Last November, our State Board of Education voted 6-4 for science standards that criticize evolution. I subsequently got emails from friends and acquaintances in other states; one of which, from a former college roommate who now lives and works in West Virginia, asked if I could assist an acquaintance of his, a fundamentalist preacher who routinely handles poisonous vipers as an adjunct of his faith, to find work as a science teacher in a Kansas public school. I gritted my teeth and made the best of it, as we are taught to do in adversity, but it was a bitter pill. I was born and raised in Kansas, and educated at the University of Kansas. There is a quiet, regal beauty in my state that settles in your bones and reminds you of the majesty of God. Not long after, the New York Times, Newsweek, and Time magazines, among several others, weighed in that, while most states hide their uneducated trolls and troglodytes, Kansas elects them to its state board of education. The die was cast, the damage done. Our reputation as solid, sensible people, made in the pattern of William Allen White, was shredded and we are held up before the educated world as objects of scorn and derision.

Criticizing evolution and encouraging the teaching of intelligent design has hurt Kansas in ways many of us did not expect or foresee. Kansas has quietly become a leader in bioscience, with the University of Kansas a school that many in the scientific community look to for data about issues and problems as diverse as the melting of Greenland glaciers, global warming, and alternative energy production. That the state is now held up to ridicule does not engender trust or confidence among those not already acquainted with Kansas, and makes recruiting top-flight staff and bioscience researchers more difficult.

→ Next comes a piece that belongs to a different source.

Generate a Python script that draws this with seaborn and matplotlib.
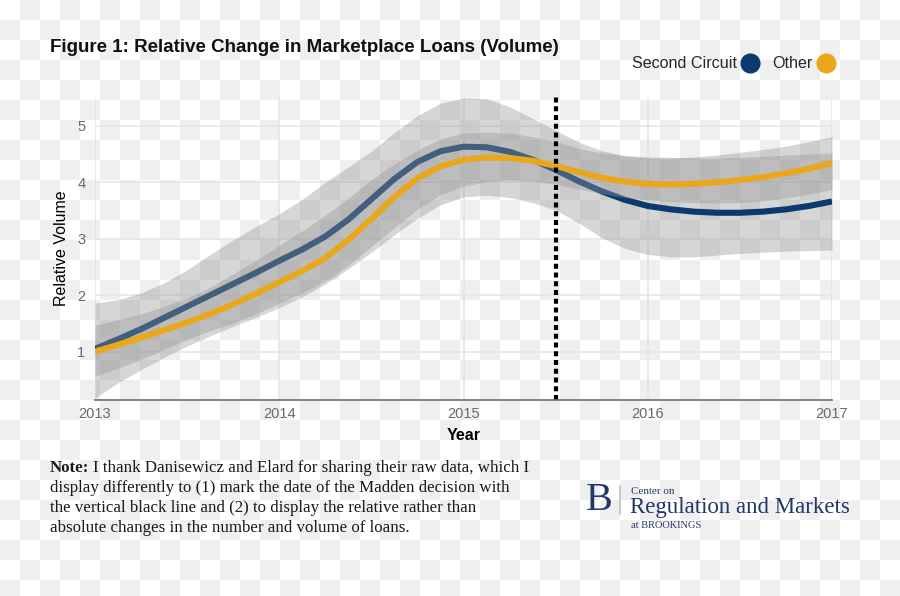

The decision of the state's science teachers to defy the education board and continue to teach Darwinian evolution is a welcome event. We can also take heart in that, if all goes well, later this year a new state education board majority will be elected, a board that will change the state science standards back to those supportive of evolution. Once our state science standards are "back to normal," we must, and will, remain vigilant that those who wish to impose their religious mythologies into public education are thwarted. In this war between reason and irrational faith, we must accept that we will take hits and sustain wounds, but reason will triumph in the end.